Paty began the treatment that night. Vo tested Enrique on March 31, because of his exposure to Paty, not due to any symptoms. Enrique has tested negative for the virus. Vo has had them sleeping in separate rooms since March 26.
On April 1, a letter from the county Public Health Department arrived, signed by public health officer, Dr. Stephen Munday, ordering Paty into isolation until further notice.
Healing Physically, Mentally
The physical symptoms took their toll on Paty. Still not 100 percent, she’s weakened with light breathing problems. Vo has spoken to her through telehealth once a week during her recovery.
After making it through the peak of the illness, the early part of April was filled with good days and bad days. Her fevers finally broke for good April 3, she said.
Experiencing chills and various body aches, Enrique spent several days in a row massaging her with vapor rub before she would go to sleep for the night.
“Even though I was sick, I took a shower every day,” Paty joked.
To regain some of her stamina, Vo prescribed a take-it-easy regimen on walking around the house for exercise, she said.
Enrique brought in an old treadmill from the garage and set it up in the breakfast nook area of the kitchen on April 13, where the first day she did 15 minutes of light walking. The next day she went for a half hour and immediately paid for it.
“I felt like I had asthma symptoms. There was pressure in my chest, and I felt dizzy. I overdid it,” she said.
The next visit she has with Vo, which is supposed to be face to face, Paty promised “to sing to him,” Enrique said.
Mentally and emotionally, Enrique has been there through the whole ordeal, as Paty’s rock.
“We’re always trying to look out for each other … this really hit us hard, and then after we heard about her brother (dying March 30) … it hit home,” Enrique said.
Married by the court in Imperial County on Oct. 15, 1991, the devout Catholics were wed by the Church on April 4, 1992. They lived separate that entire time; Paty was in Mexicali with her large family of brothers and sisters, and Enrique worked and saved money in Las Vegas, where the couple lived from 1992 to 2002, before moving to Calexico.
Enrique is a preventative maintenance technician working on tractors for RDO Equipment in Imperial, and Paty has been involved in music in some way since she was a young girl, performing in choirs and bands for decades.
Part of her healing process has been daily contact with family, with whom she has always had a close relationship.
The Verdugos’ two grown sons (and their wives and girlfriends) contact their mother as often as possible: phone calls every other day, text messages every day.
“They’re good sons,” Enrique said.
Carlos Jonathan, 33, is a U.S. Border Patrol agent in Tucson, Arizona, and Christian Enrique, 25, takes care of the elderly in a private home in Rancho Cucamonga.
Since becoming ill, Paty has had daily meet-ups with her four sisters on Facebook Connect between 6:30 and 7 p.m. without fail, to say the Rosary and to chat and catch up on the day’s events.

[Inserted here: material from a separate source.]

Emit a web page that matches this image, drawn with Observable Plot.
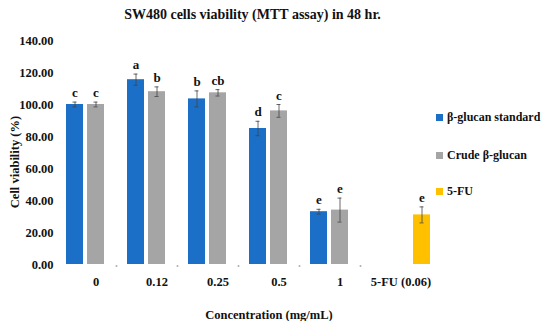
<!DOCTYPE html>
<html><head><meta charset="utf-8">
<script src="https://cdn.jsdelivr.net/npm/d3@7"></script>
<script src="https://cdn.jsdelivr.net/npm/@observablehq/plot@0.6"></script>
<style>
body{margin:0;background:#fff;overflow:hidden;}
#wrap{position:relative;width:550px;height:321px;font-family:"Liberation Serif",serif;font-weight:bold;color:#111;}
#wrap svg{display:block;}
.abs{position:absolute;white-space:nowrap;}
#title{left:0;width:505px;top:7px;text-align:center;font-size:14px;line-height:16px;}
#xtitle{left:0;width:538px;top:309px;text-align:center;font-size:12.5px;line-height:12px;}
#ytitle{left:15px;top:162px;font-size:12.5px;line-height:16px;transform:translate(-50%,-50%) rotate(-90deg);}
.leg{font-size:12px;line-height:14px;}
.sw{display:inline-block;width:7px;height:7px;margin-right:4px;vertical-align:0px;}
</style></head><body><div id="wrap"></div>
<script>
const groups = ["0","0.12","0.25","0.5","1","5-FU (0.06)"];
const series = ["β-glucan standard","Crude β-glucan","5-FU"];
const colors = ["#1b6fc6","#a5a5a5","#ffc000"];
const standardMean = [100,115.5,103.5,85,33,null];
const standardErr = [1.5,3.5,5,4.5,1.5,null];
const standardLetter = ["c","a","b","d","e",null];
const crudeMean = [100,108,107.3,96,34,null];
const crudeErr = [1.5,3,2,4,7.5,null];
const crudeLetter = ["c","b","cb","c","e",null];
const fuMean = [0,0,0,0,0,31];
const fuErr = [0,0,0,0,0,5];
const fuLetter = [null,null,null,null,null,"e"];
const yTicks = [0,20,40,60,80,100,120,140];

const rows = [];
[[standardMean,standardErr,standardLetter],[crudeMean,crudeErr,crudeLetter],[fuMean,fuErr,fuLetter]].forEach(([m,e,l],si)=>{
  groups.forEach((g,gi)=>{
    if (m[gi] == null) return;
    rows.push({group:g, series:series[si], value:m[gi], err:e[gi], letter:l[gi]});
  });
});

const chart = Plot.plot({
  width:550, height:321,
  marginLeft:65, marginRight:119, marginTop:40, marginBottom:57,
  style:{fontFamily:'"Liberation Serif", serif', fontWeight:'bold', fontSize:'12.5px', color:'#111', background:'#fff'},
  fx:{domain:groups, padding:0, label:null, tickSize:0, tickPadding:13, axis:"bottom"},
  x:{domain:series, paddingInner:0.2, paddingOuter:0, axis:null},
  y:{domain:[0,140], ticks:yTicks, tickFormat:d=>d.toFixed(2), tickSize:0, tickPadding:12, label:null},
  color:{domain:series, range:colors},
  marks:[
    Plot.barY(rows.filter(d=>d.value>0), {fx:"group", x:"series", y:"value", fill:"series"}),
    Plot.ruleX(rows.filter(d=>d.err>0), {fx:"group", x:"series", y1:d=>d.value-d.err, y2:d=>d.value+d.err, stroke:"#444", strokeWidth:0.8}),
    Plot.tickY(rows.filter(d=>d.err>0), {fx:"group", x:"series", y:d=>d.value+d.err, insetLeft:6.5, insetRight:6.5, stroke:"#444", strokeWidth:0.8}),
    Plot.tickY(rows.filter(d=>d.err>0), {fx:"group", x:"series", y:d=>d.value-d.err, insetLeft:6.5, insetRight:6.5, stroke:"#444", strokeWidth:0.8}),
    Plot.tickY(rows.filter(d=>d.err===0), {fx:"group", x:"series", y:"value", dy:1.5, insetLeft:7.7, insetRight:7.7, stroke:"#666", strokeWidth:1}),
    Plot.text(rows.filter(d=>d.letter), {fx:"group", x:"series", y:d=>d.value+d.err, text:"letter", dy:-9, fontSize:13, fill:"#111"})
  ]
});

const wrap = document.getElementById("wrap");
wrap.appendChild(chart);
const mk = (id, cls, txt) => { const d = document.createElement("div"); if (id) d.id = id; d.className = cls; d.textContent = txt; wrap.appendChild(d); return d; };
mk("title","abs","SW480 cells viability (MTT assay) in 48 hr.");
mk("xtitle","abs","Concentration (mg/mL)");
mk("ytitle","abs","Cell viability (%)");
const legY = [117,155,191];
series.forEach((s,i)=>{
  const d = document.createElement("div");
  d.className = "abs leg";
  d.style.left = "436px";
  d.style.top = (legY[i]-7)+"px";
  const sw = document.createElement("span");
  sw.className = "sw"; sw.style.background = colors[i];
  d.appendChild(sw);
  d.appendChild(document.createTextNode(s));
  wrap.appendChild(d);
});
</script></body></html>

“The family is more united than ever,” Enrique said. And that’s saying something, he added, because Paty’s side has always been close, with 50-person “family reunions like you wouldn’t believe.”

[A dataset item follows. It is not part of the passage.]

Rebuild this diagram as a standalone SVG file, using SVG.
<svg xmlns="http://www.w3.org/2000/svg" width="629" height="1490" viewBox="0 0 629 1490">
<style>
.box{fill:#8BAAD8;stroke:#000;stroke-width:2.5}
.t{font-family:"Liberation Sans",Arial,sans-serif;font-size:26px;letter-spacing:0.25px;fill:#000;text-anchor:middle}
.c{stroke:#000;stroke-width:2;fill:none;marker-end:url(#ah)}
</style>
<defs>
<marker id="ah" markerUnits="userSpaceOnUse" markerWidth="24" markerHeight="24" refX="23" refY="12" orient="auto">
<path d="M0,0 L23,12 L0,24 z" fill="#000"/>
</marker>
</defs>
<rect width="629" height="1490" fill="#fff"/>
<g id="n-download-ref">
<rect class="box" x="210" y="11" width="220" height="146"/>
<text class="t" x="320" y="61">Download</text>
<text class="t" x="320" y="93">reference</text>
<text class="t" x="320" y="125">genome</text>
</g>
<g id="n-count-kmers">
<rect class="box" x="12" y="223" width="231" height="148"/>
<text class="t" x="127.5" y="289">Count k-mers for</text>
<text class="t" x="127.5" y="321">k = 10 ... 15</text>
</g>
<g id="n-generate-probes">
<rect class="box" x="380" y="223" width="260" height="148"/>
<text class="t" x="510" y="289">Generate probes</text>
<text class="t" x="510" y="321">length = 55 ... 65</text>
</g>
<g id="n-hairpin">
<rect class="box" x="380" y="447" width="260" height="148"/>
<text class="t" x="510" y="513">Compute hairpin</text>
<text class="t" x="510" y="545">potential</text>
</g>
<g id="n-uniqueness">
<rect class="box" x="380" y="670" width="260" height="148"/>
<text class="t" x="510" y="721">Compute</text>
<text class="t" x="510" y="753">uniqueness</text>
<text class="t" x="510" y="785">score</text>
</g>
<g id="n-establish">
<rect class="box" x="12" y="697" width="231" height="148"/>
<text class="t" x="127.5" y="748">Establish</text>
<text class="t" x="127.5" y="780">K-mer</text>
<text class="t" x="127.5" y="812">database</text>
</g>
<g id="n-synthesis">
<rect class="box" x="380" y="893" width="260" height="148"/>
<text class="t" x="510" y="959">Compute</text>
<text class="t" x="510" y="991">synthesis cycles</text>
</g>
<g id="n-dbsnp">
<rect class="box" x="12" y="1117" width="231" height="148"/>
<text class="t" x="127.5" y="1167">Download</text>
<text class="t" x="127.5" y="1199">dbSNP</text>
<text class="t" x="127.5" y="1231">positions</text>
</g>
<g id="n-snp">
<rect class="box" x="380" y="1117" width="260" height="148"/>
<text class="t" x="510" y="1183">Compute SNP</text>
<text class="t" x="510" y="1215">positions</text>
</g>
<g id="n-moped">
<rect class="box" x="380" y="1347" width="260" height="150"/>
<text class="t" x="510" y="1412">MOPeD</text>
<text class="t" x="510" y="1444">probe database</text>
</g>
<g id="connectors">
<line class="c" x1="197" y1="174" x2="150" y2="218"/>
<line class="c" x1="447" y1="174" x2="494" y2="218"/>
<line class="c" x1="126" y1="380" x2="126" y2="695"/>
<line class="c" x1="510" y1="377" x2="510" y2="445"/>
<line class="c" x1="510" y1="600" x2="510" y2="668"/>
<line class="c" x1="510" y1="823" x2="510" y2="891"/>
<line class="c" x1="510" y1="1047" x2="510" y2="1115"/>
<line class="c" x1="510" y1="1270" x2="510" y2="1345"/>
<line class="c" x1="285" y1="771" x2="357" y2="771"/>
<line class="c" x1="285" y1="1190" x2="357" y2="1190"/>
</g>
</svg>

“If you do love your family, don’t go out,” Paty said. “Stay home, don’t expose them. You could weaken the family. Always take care of the family.”

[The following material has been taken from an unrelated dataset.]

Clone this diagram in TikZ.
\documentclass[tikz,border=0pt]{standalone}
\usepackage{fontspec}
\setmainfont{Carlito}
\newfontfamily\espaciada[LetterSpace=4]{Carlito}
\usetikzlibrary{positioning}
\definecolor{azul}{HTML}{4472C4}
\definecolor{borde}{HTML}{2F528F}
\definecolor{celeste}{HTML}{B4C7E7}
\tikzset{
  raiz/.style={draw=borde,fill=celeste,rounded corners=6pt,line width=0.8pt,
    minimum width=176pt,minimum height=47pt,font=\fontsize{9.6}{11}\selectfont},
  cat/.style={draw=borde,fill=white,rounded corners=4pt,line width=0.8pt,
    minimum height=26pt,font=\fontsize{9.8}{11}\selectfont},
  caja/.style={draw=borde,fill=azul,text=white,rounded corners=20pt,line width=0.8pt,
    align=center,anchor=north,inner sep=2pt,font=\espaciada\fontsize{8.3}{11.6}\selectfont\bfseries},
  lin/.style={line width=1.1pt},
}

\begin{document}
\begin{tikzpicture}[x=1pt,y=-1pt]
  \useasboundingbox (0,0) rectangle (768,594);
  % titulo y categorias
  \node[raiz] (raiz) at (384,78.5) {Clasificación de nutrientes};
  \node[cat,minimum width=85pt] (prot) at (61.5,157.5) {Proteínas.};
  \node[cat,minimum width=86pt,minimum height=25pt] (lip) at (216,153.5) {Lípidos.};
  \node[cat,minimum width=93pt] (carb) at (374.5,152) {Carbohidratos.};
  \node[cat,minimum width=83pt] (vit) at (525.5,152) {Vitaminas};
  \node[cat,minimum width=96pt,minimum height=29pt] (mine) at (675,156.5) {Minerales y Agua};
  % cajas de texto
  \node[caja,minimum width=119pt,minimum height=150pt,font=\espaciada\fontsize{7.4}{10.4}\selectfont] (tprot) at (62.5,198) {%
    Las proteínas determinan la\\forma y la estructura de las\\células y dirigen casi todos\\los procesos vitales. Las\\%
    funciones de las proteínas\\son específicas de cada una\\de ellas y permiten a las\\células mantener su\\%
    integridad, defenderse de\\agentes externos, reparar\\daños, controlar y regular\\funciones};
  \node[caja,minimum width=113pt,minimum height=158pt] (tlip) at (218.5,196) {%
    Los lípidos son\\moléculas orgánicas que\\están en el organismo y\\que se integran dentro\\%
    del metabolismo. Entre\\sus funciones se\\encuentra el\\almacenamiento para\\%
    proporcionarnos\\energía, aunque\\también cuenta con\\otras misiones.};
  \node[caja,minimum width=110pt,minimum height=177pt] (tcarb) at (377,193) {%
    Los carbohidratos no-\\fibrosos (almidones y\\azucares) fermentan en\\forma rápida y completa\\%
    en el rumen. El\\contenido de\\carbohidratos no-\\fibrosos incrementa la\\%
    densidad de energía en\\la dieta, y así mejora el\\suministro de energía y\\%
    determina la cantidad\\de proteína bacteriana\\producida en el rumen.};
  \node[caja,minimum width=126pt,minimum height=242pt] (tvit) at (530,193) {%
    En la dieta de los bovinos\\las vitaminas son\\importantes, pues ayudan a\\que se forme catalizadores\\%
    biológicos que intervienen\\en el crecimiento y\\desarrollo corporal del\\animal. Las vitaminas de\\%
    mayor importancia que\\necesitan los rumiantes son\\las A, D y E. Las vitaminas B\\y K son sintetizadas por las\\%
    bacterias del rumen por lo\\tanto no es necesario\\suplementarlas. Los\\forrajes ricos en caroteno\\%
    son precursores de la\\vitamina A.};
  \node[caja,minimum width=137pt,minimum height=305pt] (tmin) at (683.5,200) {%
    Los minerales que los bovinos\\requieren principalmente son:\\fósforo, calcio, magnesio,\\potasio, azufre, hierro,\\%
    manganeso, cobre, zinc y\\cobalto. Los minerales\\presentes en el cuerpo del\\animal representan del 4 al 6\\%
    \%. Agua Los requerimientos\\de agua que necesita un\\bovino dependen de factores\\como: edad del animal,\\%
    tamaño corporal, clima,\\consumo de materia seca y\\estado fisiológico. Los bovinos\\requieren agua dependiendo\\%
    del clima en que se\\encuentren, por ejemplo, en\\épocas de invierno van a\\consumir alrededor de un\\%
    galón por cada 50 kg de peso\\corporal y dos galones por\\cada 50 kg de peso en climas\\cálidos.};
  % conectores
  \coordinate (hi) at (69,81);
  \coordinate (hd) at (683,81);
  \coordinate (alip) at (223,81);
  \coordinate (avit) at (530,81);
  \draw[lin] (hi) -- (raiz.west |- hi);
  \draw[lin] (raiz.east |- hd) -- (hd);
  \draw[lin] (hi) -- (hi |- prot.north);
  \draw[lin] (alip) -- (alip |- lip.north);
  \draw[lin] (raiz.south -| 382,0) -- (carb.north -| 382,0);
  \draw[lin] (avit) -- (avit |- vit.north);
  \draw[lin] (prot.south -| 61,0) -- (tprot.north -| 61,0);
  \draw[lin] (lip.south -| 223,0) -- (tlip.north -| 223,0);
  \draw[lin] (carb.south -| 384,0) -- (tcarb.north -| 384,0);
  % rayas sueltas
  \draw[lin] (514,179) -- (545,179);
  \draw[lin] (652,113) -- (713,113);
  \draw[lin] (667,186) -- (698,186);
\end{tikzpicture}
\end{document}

(UPDATE: This interview with Paty Hurtado was conducted April 17 as she was improving in health from her battle with COVID-19. Paty reported April 22 that she had a relapse on April 19, with fever and more coughing and was given a second course of COVID treatment by Dr. Vo. Hurtado said she still had a cough April 22, but no more fevers.)
UPDATE: The interview with Paty Hurtado was conducted April 17 as she was improving. Paty reported April 22 that she had a relapse on April 19, with fever and more coughing and was given a second course of COVID treatment by Dr. Vo. Hurtado said she still had a cough April 22, but no more fevers.